Yechezkail : “The person who sins, he alone shall die. A child shall not share the burden of a parent’s guilt, nor shall a parent share the burden of a child’s guilt; the righteousness of the righteous shall be accounted to him alone, and the wickedness of the wicked shall be accounted to him alone.”

Eicha Rabba : The Midrash reads the first half of this stanza as a conversation: “Our fathers sinned!” They meant that the sins were their fathers’ and not theirs. To which God answers, “They are no more!” They are not alive; you are the ones sinning now. The Midrash then offers an alternative conversation combining both halves of the stanza, “The fathers said to the children, “You exist in our merit and now you want us to bear the burden of your sins!”

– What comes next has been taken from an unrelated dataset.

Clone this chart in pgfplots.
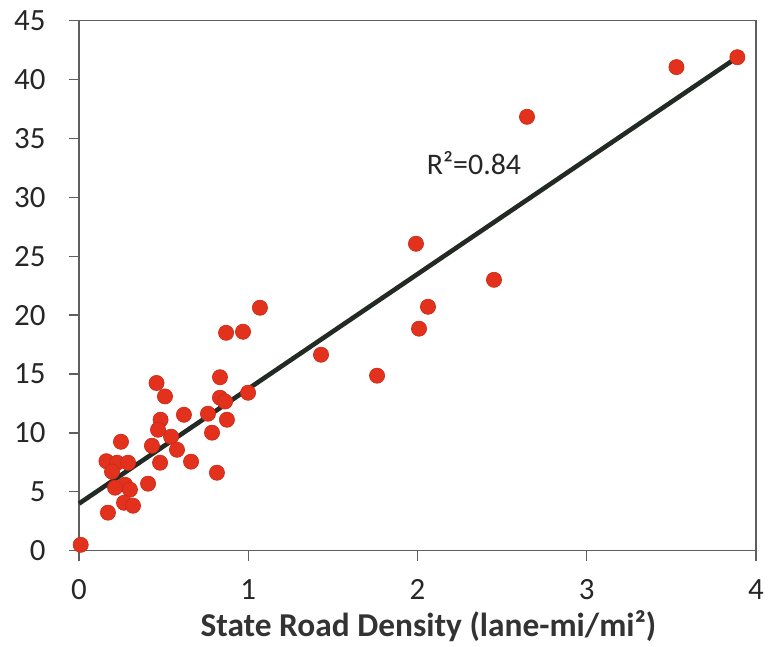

This stanza raises the issue of the responsibility that children carry for their fathers’ sins. The general approach is that children bear such responsibility only when they follow in the ways of their fathers’ . When children continue their fathers’ ways they are giving more reality to those actions. They are allowing those actions to live on. This is true for both good and evil. Fathers can achieve merit through their children’s’ actions. They are also responsible if their children continue in evil ways.

What are supposed to think after times of destruction? Are we obligated to look at the ways of the generation that suffered and try to understand why they suffered? This is extremely difficult when we see our ancestors as holy people who were much greater than we can ever aspire to be. How can we look at the generations of holy people who suffered the Crusades and determine what they were doing wrong so that we can change? How can we even claim that they suffered because of their sins? This becomes even more difficult when we examine more recent events in history, events that boggle the imagination. Events such as the Holocaust. Who would dare say that they suffered because of their sins? Who would dare say that we know what they did wrong and that we can be better?

Yet, we are told to take this exact approach when trying to understand the destruction of the Temples in Jerusalem, destructions that were even more devastating than the Holocaust in terms of their impact on the Jewish People for generations. The descriptions of the suffering during the sieges of Jerusalem and the ensuing exile and literal sale into servitude for generations equal the destruction of the Holocaust in everything except the modern technology of the Nazis. The slaughter was the same. The torture and humiliation was no different. If we can look at the reasons for the destruction of Jerusalem, examine the ways of those holy generations, than surely we can look at the generation of the Holocaust as well. This in and of itself is an important lesson of this verse in Eicha.

There are those who say that the destruction was a punishment for Reform Judaism and Zionism. Yet, the majority of those who died were observant Jews. If we are to take the approach of this verse and of the numerous times that the Talmud asks the reason for the destruction and exile we must ask what was wrong with even the holiest of Jews who suffered such terrible devastation. If we take such an approach we are automatically being critical of those who say that our approach must be to rebuild what European Jewry in greater numbers.

This approach says that there was something missing in the Service of God of even that holy and honored generation. Rebuilding what was without asking what was missing is to ignore the fact that destruction took place.

When we determine what was wrong with that generation we will gain insight into what is missing in our generation as well.